Data analysis is the art of describing data using graphs and numerical summaries. The purpose of data analysis is to help us see and understand the most important features of a set of data. Chapter 10 commented on basic graphs, especially pie charts, bar graphs, and line graphs. Chapters 11, 12, and 13 showed how data analysis works by presenting statistical ideas and tools for describing the distribution of one variable. Figure II.1 organizes the big ideas. We plot our data, then describe their center and spread using either the mean and standard deviation or the five-number summary. The last step, which makes sense only for some data, is to summarize the data in compact form by using a Normal curve as a model for the overall pattern. The question marks at the last two stages remind us that the usefulness of numerical summaries and Normal distributions depends on what we find when we examine graphs of our data. No short summary does justice to irregular shapes or to data with several distinct clusters.

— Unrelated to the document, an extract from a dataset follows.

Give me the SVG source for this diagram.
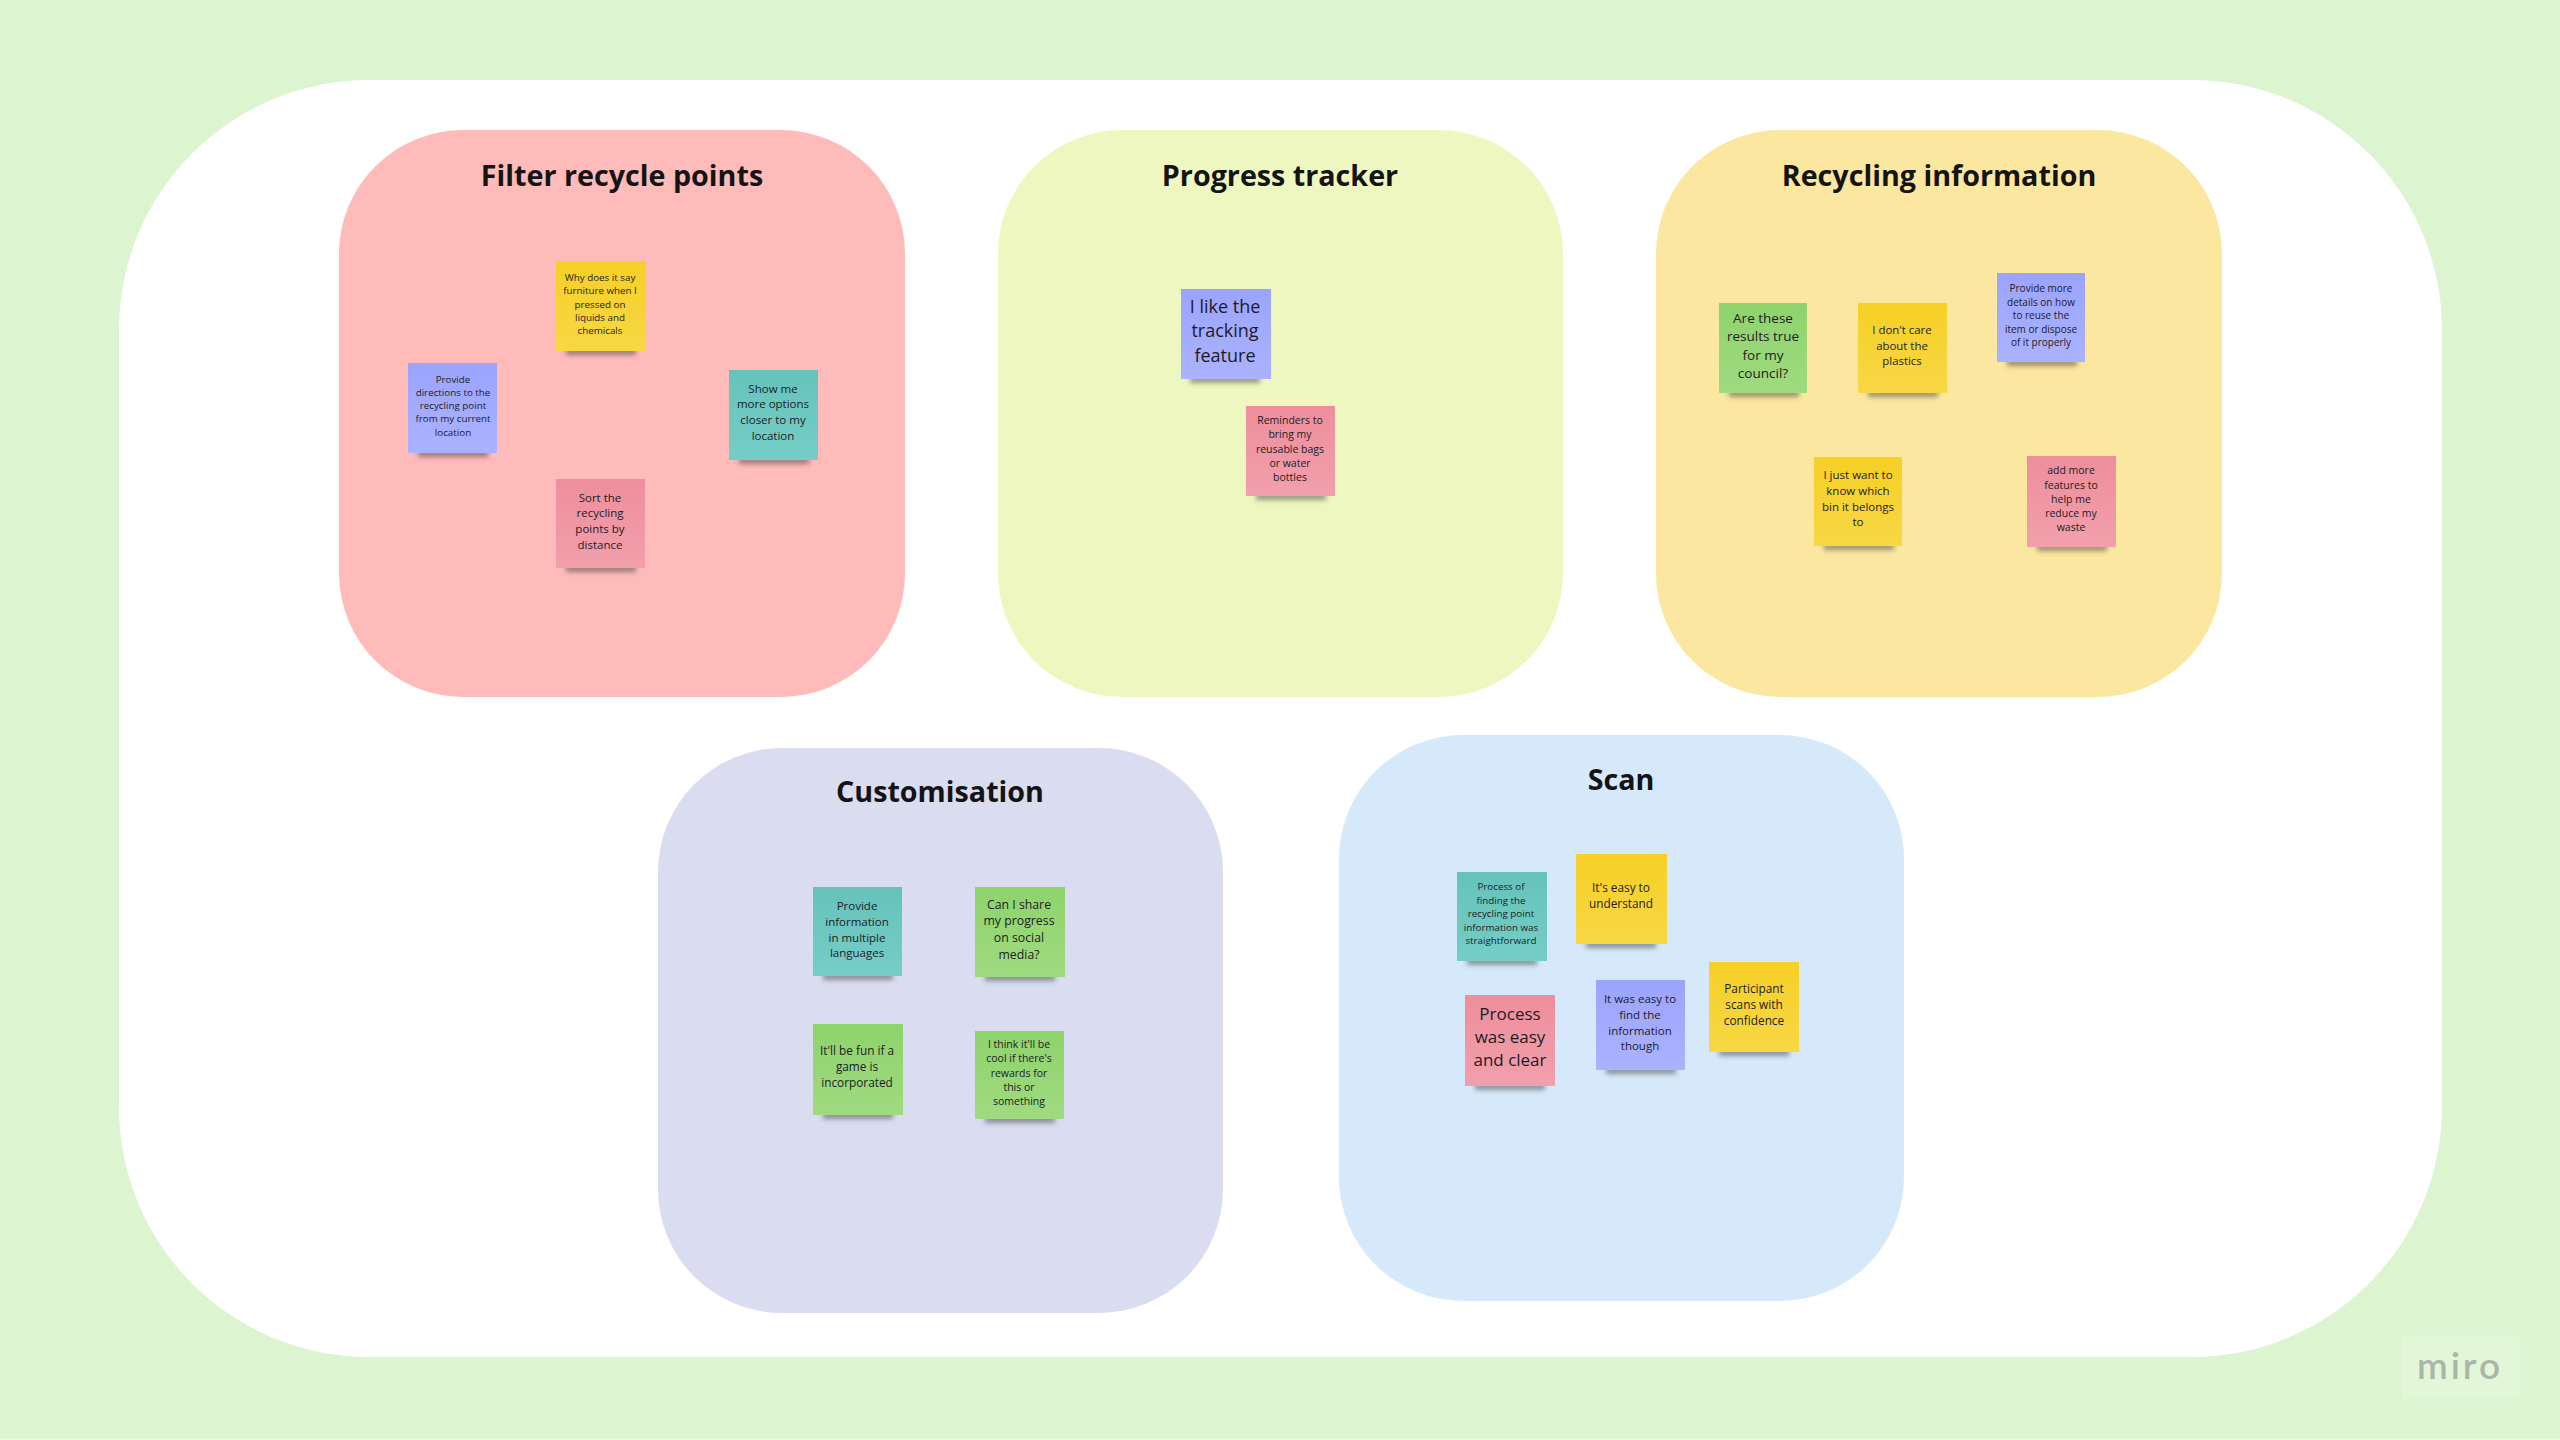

Chapters 14 and 15 applied the same ideas to relationships between two quantitative variables. Figure II.2 retraces the big ideas from Figure II.1, with details that fit the new setting. We always begin by making graphs of our data. In the case of a scatterplot, we have learned a numerical summary only for data that show a roughly straight-line pattern on the scatterplot. The summary is then the means and standard deviations of the two variables and their correlation. A regression line drawn on the plot gives us a compact model of the overall pattern that we can use for prediction. Once again there are question marks at the last two stages to remind us that correlation and regression describe only straight-line relationships.

image
Figure II.1: Figure II.1

390

image
Figure II.2: Figure II.2

Relationships often raise the question of causation. We know that evidence from randomized comparative experiments is the “gold standard’’ for deciding that one variable causes changes in another variable. Chapter 15 reminded us in more detail that strong associations can appear in data even when there is no direct causation. We must always think about the possible effects of variables lurking in the background. In Chapter 16, we met a new kind of description, index numbers, with the Consumer Price Index as the leading example. Chapter 16 also discussed government statistical offices, a quiet but important part of the statistical world.